PROBLEM DESCRIPTION:
Retype each line of the material exactly, please, skipping any picture in it.

DATA EXTRACT:
┄┄┄┄┄┄

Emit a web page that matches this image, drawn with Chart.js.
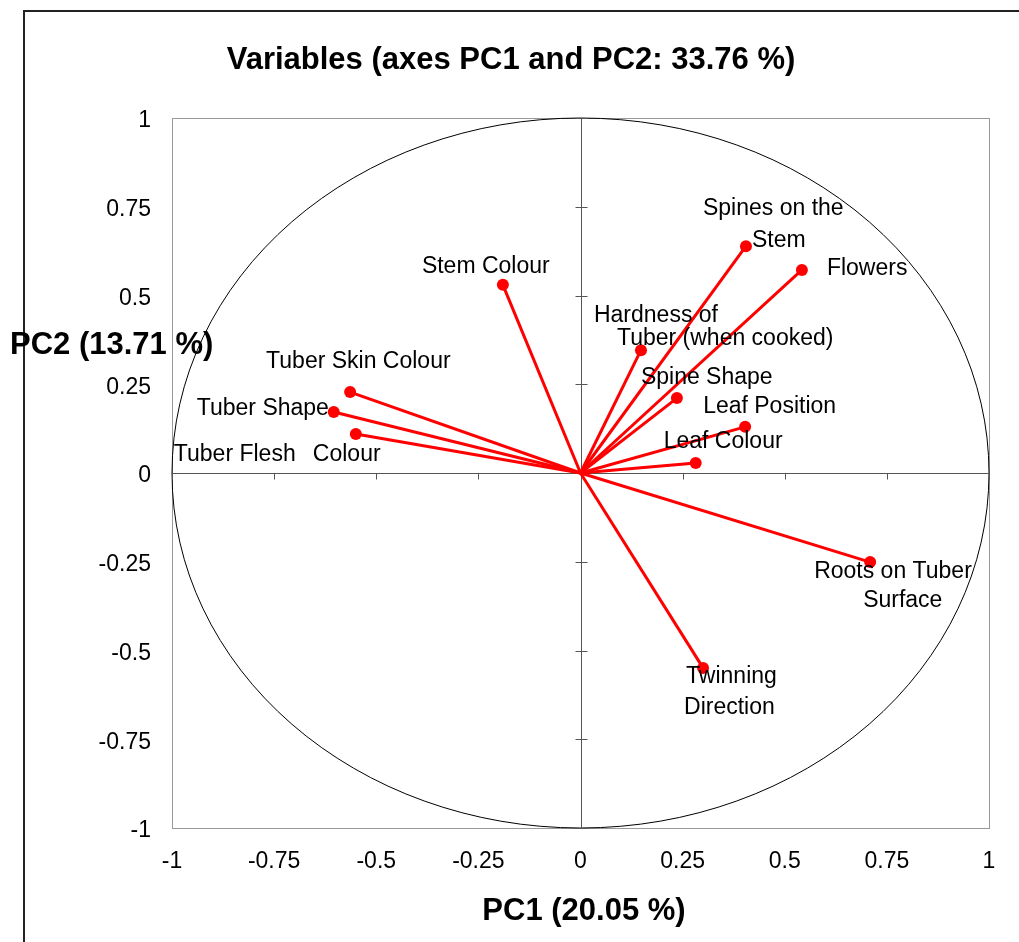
<!DOCTYPE html>
<html>
<head>
<meta charset="utf-8">
<script src="https://cdn.jsdelivr.net/npm/chart.js@4.4.0/dist/chart.umd.min.js"></script>
<style>
  html, body { margin: 0; padding: 0; background: #fff; }
  #wrap { width: 1019px; height: 942px; }
</style>
</head>
<body>
<div id="wrap"><canvas id="c" width="1019" height="942"></canvas></div>
<script>
// ---- data ----
const variables = ['Stem Colour', 'Spines on the Stem', 'Flowers', 'Hardness of Tuber (when cooked)',
  'Spine Shape', 'Leaf Position', 'Leaf Colour', 'Roots on Tuber Surface', 'Twinning Direction',
  'Tuber Skin Colour', 'Tuber Shape', 'Tuber Flesh Colour'];
const pc1 = [-0.190, 0.405, 0.542, 0.148, 0.236, 0.403, 0.282, 0.709, 0.300, -0.564, -0.604, -0.550];
const pc2 = [0.530, 0.639, 0.572, 0.346, 0.211, 0.130, 0.028, -0.251, -0.549, 0.228, 0.172, 0.110];
const tickValues = [-1, -0.75, -0.5, -0.25, 0, 0.25, 0.5, 0.75, 1];
const tickLabels = ['-1', '-0.75', '-0.5', '-0.25', '0', '0.25', '0.5', '0.75', '1'];
const chartTitle = 'Variables (axes PC1 and PC2: 33.76 %)';
const xTitle = 'PC1 (20.05 %)';
const yTitle = 'PC2 (13.71 %)';

// label line pieces (text) for each variable
const labelLines = [
  ['Stem Colour'],
  ['Spines on the', 'Stem'],
  ['Flowers'],
  ['Hardness of', 'Tuber (when cooked)'],
  ['Spine Shape'],
  ['Leaf Position'],
  ['Leaf Colour'],
  ['Roots on Tuber', 'Surface'],
  ['Twinning', 'Direction'],
  ['Tuber Skin Colour'],
  ['Tuber Shape'],
  ['Tuber Flesh', 'Colour']
];
// label placement offsets in pixels relative to the point (layout only)
const labelOffsets = [
  [[-81, -18]],
  [[-43, -37], [6, -5]],
  [[25, -1]],
  [[-47, -35], [-24, -12]],
  [[-36, -20]],
  [[-42, -20]],
  [[-32, -21]],
  [[-56, 10], [-7, 39]],
  [[-17, 9], [-19, 40]],
  [[-84, -30]],
  [[-137, -3]],
  [[-182, 21], [-43, 21]]
];

const FONT = '"Liberation Sans", Arial, sans-serif';
const RED = '#ff0000';

const datasets = variables.map((name, i) => ({
  label: name,
  data: [{x: 0, y: 0}, {x: pc1[i], y: pc2[i]}],
  showLine: true,
  borderColor: RED,
  backgroundColor: RED,
  borderWidth: 3,
  pointRadius: ctx => ctx.dataIndex === 1 ? 6 : 0,
  pointHoverRadius: ctx => ctx.dataIndex === 1 ? 6 : 0,
  pointBorderWidth: 0,
  clip: false
}));

const decor = {
  id: 'decor',
  beforeDraw(chart) {
    const ctx = chart.ctx;
    const {left, right, top, bottom} = chart.chartArea;
    const xs = chart.scales.x, ys = chart.scales.y;
    ctx.save();
    ctx.fillStyle = '#fff';
    ctx.fillRect(0, 0, chart.width, chart.height);
    // outer frame
    ctx.strokeStyle = '#222';
    ctx.lineWidth = 2;
    ctx.beginPath();
    ctx.moveTo(24, chart.height + 5);
    ctx.lineTo(24, 11);
    ctx.lineTo(chart.width + 5, 11);
    ctx.stroke();
    // plot border
    ctx.strokeStyle = '#999';
    ctx.lineWidth = 1;
    ctx.strokeRect(Math.round(left) + 0.5, Math.round(top) + 0.5, Math.round(right - left), Math.round(bottom - top));
    // circle
    const cx = xs.getPixelForValue(0), cy = ys.getPixelForValue(0);
    const rx = xs.getPixelForValue(1) - cx, ry = cy - ys.getPixelForValue(1);
    ctx.strokeStyle = '#000';
    ctx.lineWidth = 1;
    ctx.beginPath();
    ctx.ellipse(cx, cy, rx, ry, 0, 0, Math.PI * 2);
    ctx.stroke();
    // center axes
    ctx.strokeStyle = '#555';
    ctx.lineWidth = 1;
    const vx = Math.round(cx) + 0.5, hy = Math.round(cy) + 0.5;
    ctx.beginPath();
    ctx.moveTo(vx, top); ctx.lineTo(vx, bottom);
    ctx.moveTo(left, hy); ctx.lineTo(right, hy);
    tickValues.forEach(v => {
      const py = Math.round(ys.getPixelForValue(v)) + 0.5;
      ctx.moveTo(vx - 6, py); ctx.lineTo(vx + 6, py);
      const px = Math.round(xs.getPixelForValue(v)) + 0.5;
      ctx.moveTo(px, hy); ctx.lineTo(px, hy + 6);
    });
    ctx.stroke();
    ctx.restore();
  },
  afterDraw(chart) {
    const ctx = chart.ctx;
    ctx.save();
    ctx.fillStyle = '#000';
    ctx.textBaseline = 'middle';
    // titles
    ctx.font = 'bold 31px ' + FONT;
    ctx.textAlign = 'center';
    ctx.fillText(chartTitle, 511, 60);
    ctx.fillText(xTitle, 584, 911);
    ctx.textAlign = 'left';
    ctx.fillText(yTitle, 10, 345);
    // labels
    ctx.font = '23px ' + FONT;
    variables.forEach((name, i) => {
      const meta = chart.getDatasetMeta(i);
      const pt = meta.data[1];
      labelLines[i].forEach((txt, j) => {
        const [dx, dy] = labelOffsets[i][j];
        ctx.fillText(txt, pt.x + dx, pt.y + dy);
      });
    });
    ctx.restore();
  }
};

new Chart(document.getElementById('c'), {
  type: 'scatter',
  data: { datasets },
  options: {
    responsive: false,
    animation: false,
    layout: { padding: { left: 0, top: 118, right: 30, bottom: 0 } },
    plugins: { legend: { display: false }, tooltip: { enabled: false }, title: { display: false } },
    scales: {
      x: {
        type: 'linear', min: -1, max: 1,
        afterBuildTicks: s => { s.ticks = tickValues.map(v => ({value: v})); },
        afterFit: s => { s.height = 114; },
        grid: { display: false, drawTicks: false },
        border: { display: false },
        ticks: {
          padding: 20, color: '#000', font: { family: FONT, size: 23 },
          maxRotation: 0, autoSkip: false,
          callback: (v) => tickLabels[tickValues.indexOf(v)]
        }
      },
      y: {
        type: 'linear', min: -1, max: 1,
        afterBuildTicks: s => { s.ticks = tickValues.map(v => ({value: v})); },
        afterFit: s => { s.width = 172; },
        grid: { display: false, drawTicks: false },
        border: { display: false },
        ticks: {
          padding: 21, labelOffset: 3, color: '#000', font: { family: FONT, size: 23 },
          autoSkip: false,
          callback: (v) => tickLabels[tickValues.indexOf(v)]
        }
      }
    }
  },
  plugins: [decor]
});
</script>
</body>
</html>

┄┄┄┄┄┄

COMPLETE OUTPUT:
Emit a web page that matches this image, drawn with Chart.js.
<!DOCTYPE html>
<html>
<head>
<meta charset="utf-8">
<script src="https://cdn.jsdelivr.net/npm/chart.js@4.4.0/dist/chart.umd.min.js"></script>
<style>
  html, body { margin: 0; padding: 0; background: #fff; }
  #wrap { width: 1019px; height: 942px; }
</style>
</head>
<body>
<div id="wrap"><canvas id="c" width="1019" height="942"></canvas></div>
<script>
// ---- data ----
const variables = ['Stem Colour', 'Spines on the Stem', 'Flowers', 'Hardness of Tuber (when cooked)',
  'Spine Shape', 'Leaf Position', 'Leaf Colour', 'Roots on Tuber Surface', 'Twinning Direction',
  'Tuber Skin Colour', 'Tuber Shape', 'Tuber Flesh Colour'];
const pc1 = [-0.190, 0.405, 0.542, 0.148, 0.236, 0.403, 0.282, 0.709, 0.300, -0.564, -0.604, -0.550];
const pc2 = [0.530, 0.639, 0.572, 0.346, 0.211, 0.130, 0.028, -0.251, -0.549, 0.228, 0.172, 0.110];
const tickValues = [-1, -0.75, -0.5, -0.25, 0, 0.25, 0.5, 0.75, 1];
const tickLabels = ['-1', '-0.75', '-0.5', '-0.25', '0', '0.25', '0.5', '0.75', '1'];
const chartTitle = 'Variables (axes PC1 and PC2: 33.76 %)';
const xTitle = 'PC1 (20.05 %)';
const yTitle = 'PC2 (13.71 %)';

// label line pieces (text) for each variable
const labelLines = [
  ['Stem Colour'],
  ['Spines on the', 'Stem'],
  ['Flowers'],
  ['Hardness of', 'Tuber (when cooked)'],
  ['Spine Shape'],
  ['Leaf Position'],
  ['Leaf Colour'],
  ['Roots on Tuber', 'Surface'],
  ['Twinning', 'Direction'],
  ['Tuber Skin Colour'],
  ['Tuber Shape'],
  ['Tuber Flesh', 'Colour']
];
// label placement offsets in pixels relative to the point (layout only)
const labelOffsets = [
  [[-81, -18]],
  [[-43, -37], [6, -5]],
  [[25, -1]],
  [[-47, -35], [-24, -12]],
  [[-36, -20]],
  [[-42, -20]],
  [[-32, -21]],
  [[-56, 10], [-7, 39]],
  [[-17, 9], [-19, 40]],
  [[-84, -30]],
  [[-137, -3]],
  [[-182, 21], [-43, 21]]
];

const FONT = '"Liberation Sans", Arial, sans-serif';
const RED = '#ff0000';

const datasets = variables.map((name, i) => ({
  label: name,
  data: [{x: 0, y: 0}, {x: pc1[i], y: pc2[i]}],
  showLine: true,
  borderColor: RED,
  backgroundColor: RED,
  borderWidth: 3,
  pointRadius: ctx => ctx.dataIndex === 1 ? 6 : 0,
  pointHoverRadius: ctx => ctx.dataIndex === 1 ? 6 : 0,
  pointBorderWidth: 0,
  clip: false
}));

const decor = {
  id: 'decor',
  beforeDraw(chart) {
    const ctx = chart.ctx;
    const {left, right, top, bottom} = chart.chartArea;
    const xs = chart.scales.x, ys = chart.scales.y;
    ctx.save();
    ctx.fillStyle = '#fff';
    ctx.fillRect(0, 0, chart.width, chart.height);
    // outer frame
    ctx.strokeStyle = '#222';
    ctx.lineWidth = 2;
    ctx.beginPath();
    ctx.moveTo(24, chart.height + 5);
    ctx.lineTo(24, 11);
    ctx.lineTo(chart.width + 5, 11);
    ctx.stroke();
    // plot border
    ctx.strokeStyle = '#999';
    ctx.lineWidth = 1;
    ctx.strokeRect(Math.round(left) + 0.5, Math.round(top) + 0.5, Math.round(right - left), Math.round(bottom - top));
    // circle
    const cx = xs.getPixelForValue(0), cy = ys.getPixelForValue(0);
    const rx = xs.getPixelForValue(1) - cx, ry = cy - ys.getPixelForValue(1);
    ctx.strokeStyle = '#000';
    ctx.lineWidth = 1;
    ctx.beginPath();
    ctx.ellipse(cx, cy, rx, ry, 0, 0, Math.PI * 2);
    ctx.stroke();
    // center axes
    ctx.strokeStyle = '#555';
    ctx.lineWidth = 1;
    const vx = Math.round(cx) + 0.5, hy = Math.round(cy) + 0.5;
    ctx.beginPath();
    ctx.moveTo(vx, top); ctx.lineTo(vx, bottom);
    ctx.moveTo(left, hy); ctx.lineTo(right, hy);
    tickValues.forEach(v => {
      const py = Math.round(ys.getPixelForValue(v)) + 0.5;
      ctx.moveTo(vx - 6, py); ctx.lineTo(vx + 6, py);
      const px = Math.round(xs.getPixelForValue(v)) + 0.5;
      ctx.moveTo(px, hy); ctx.lineTo(px, hy + 6);
    });
    ctx.stroke();
    ctx.restore();
  },
  afterDraw(chart) {
    const ctx = chart.ctx;
    ctx.save();
    ctx.fillStyle = '#000';
    ctx.textBaseline = 'middle';
    // titles
    ctx.font = 'bold 31px ' + FONT;
    ctx.textAlign = 'center';
    ctx.fillText(chartTitle, 511, 60);
    ctx.fillText(xTitle, 584, 911);
    ctx.textAlign = 'left';
    ctx.fillText(yTitle, 10, 345);
    // labels
    ctx.font = '23px ' + FONT;
    variables.forEach((name, i) => {
      const meta = chart.getDatasetMeta(i);
      const pt = meta.data[1];
      labelLines[i].forEach((txt, j) => {
        const [dx, dy] = labelOffsets[i][j];
        ctx.fillText(txt, pt.x + dx, pt.y + dy);
      });
    });
    ctx.restore();
  }
};

new Chart(document.getElementById('c'), {
  type: 'scatter',
  data: { datasets },
  options: {
    responsive: false,
    animation: false,
    layout: { padding: { left: 0, top: 118, right: 30, bottom: 0 } },
    plugins: { legend: { display: false }, tooltip: { enabled: false }, title: { display: false } },
    scales: {
      x: {
        type: 'linear', min: -1, max: 1,
        afterBuildTicks: s => { s.ticks = tickValues.map(v => ({value: v})); },
        afterFit: s => { s.height = 114; },
        grid: { display: false, drawTicks: false },
        border: { display: false },
        ticks: {
          padding: 20, color: '#000', font: { family: FONT, size: 23 },
          maxRotation: 0, autoSkip: false,
          callback: (v) => tickLabels[tickValues.indexOf(v)]
        }
      },
      y: {
        type: 'linear', min: -1, max: 1,
        afterBuildTicks: s => { s.ticks = tickValues.map(v => ({value: v})); },
        afterFit: s => { s.width = 172; },
        grid: { display: false, drawTicks: false },
        border: { display: false },
        ticks: {
          padding: 21, labelOffset: 3, color: '#000', font: { family: FONT, size: 23 },
          autoSkip: false,
          callback: (v) => tickLabels[tickValues.indexOf(v)]
        }
      }
    }
  },
  plugins: [decor]
});
</script>
</body>
</html>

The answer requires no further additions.